Lymph node examination: Palpate all nodal regions systematically. Tender localised lymphadenopathy = reactive to a regional infection (e.g., inguinal adenopathy + genital ulcer = chancroid or syphilis; cervical adenopathy + pharyngitis + splenomegaly = EBV). Generalised lymphadenopathy (>2 regions) = systemic illness: HIV, EBV, CMV, secondary syphilis, systemic TB, lymphoma (non-infectious differential). Discrete, hard, fixed nodes suggest malignancy rather than infection. Tender, fluctuant nodes suggest suppurative bacterial lymphadenitis — possibly requiring drainage.

Chest examination: Dullness to percussion + bronchial breathing or crackles = consolidation (pneumonia); stony dullness + absent breath sounds = pleural effusion (empyema, TB). Wheeze in an immunocompromised patient with fever may indicate Pneumocystis or allergic bronchopulmonary aspergillosis. Crackles in a returning traveller with fever = melioidosis, Q fever, or atypical pneumonia.

Abdominal examination (hepatosplenomegaly): The liver is enlarged in viral hepatitis (tender, smooth), amoebic liver abscess (tender, smooth, may be dull with right-side diminished breath sounds if subphrenic), and right heart failure from sepsis. The spleen is the organ most closely associated with systemic infection — it is the body's largest filter of the bloodstream. Splenomegaly in a febrile patient narrows the differential substantially: malaria (especially P. vivax), enteric fever (Salmonella species), viral infections (EBV, CMV, viral hepatitis), kala-azar (massive splenomegaly — spleen reaching the right iliac fossa), leptospirosis, brucellosis, and infectious endocarditis. Spleen size should be measured in centimetres below the left costal margin in the right lateral position.

SELF-CHECK

A 28-year-old farmer from coastal Karnataka presents with 5 days of fever, severe myalgia, jaundice, and conjunctival suffusion after working in a waterlogged paddy field.

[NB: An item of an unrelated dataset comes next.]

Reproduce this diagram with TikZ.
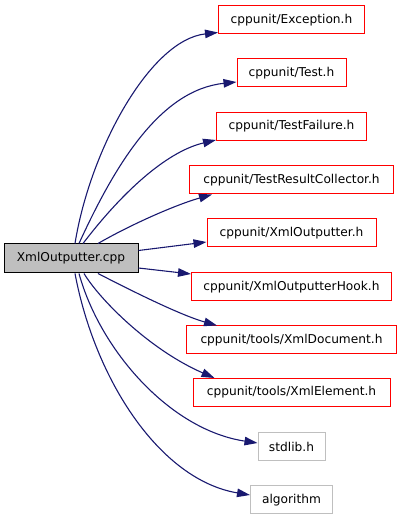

The single most discriminating examination finding pointing to leptospirosis rather than viral hepatitis is:

A. Tender hepatomegaly

B. Jaundice with pale stools

C. Bilateral conjunctival suffusion (non-purulent injection)

D. Splenomegaly

Reveal Answer

Answer: C. Bilateral conjunctival suffusion (non-purulent injection)

Conjunctival suffusion — bilateral conjunctival injection without discharge — is a characteristic and relatively specific sign of leptospirosis, reflecting the generalised vasculitis that Leptospira causes. Tender hepatomegaly and splenomegaly can occur in both viral hepatitis and leptospirosis. Pale stools suggest cholestatic hepatitis (hepatitis A/B) rather than leptospirosis, where jaundice is haemolytic and hepatocellular. The combination of occupational waterlogged-field exposure + jaundice + conjunctival suffusion + myalgia should prompt immediate leptospirosis workup and empirical doxycycline or penicillin.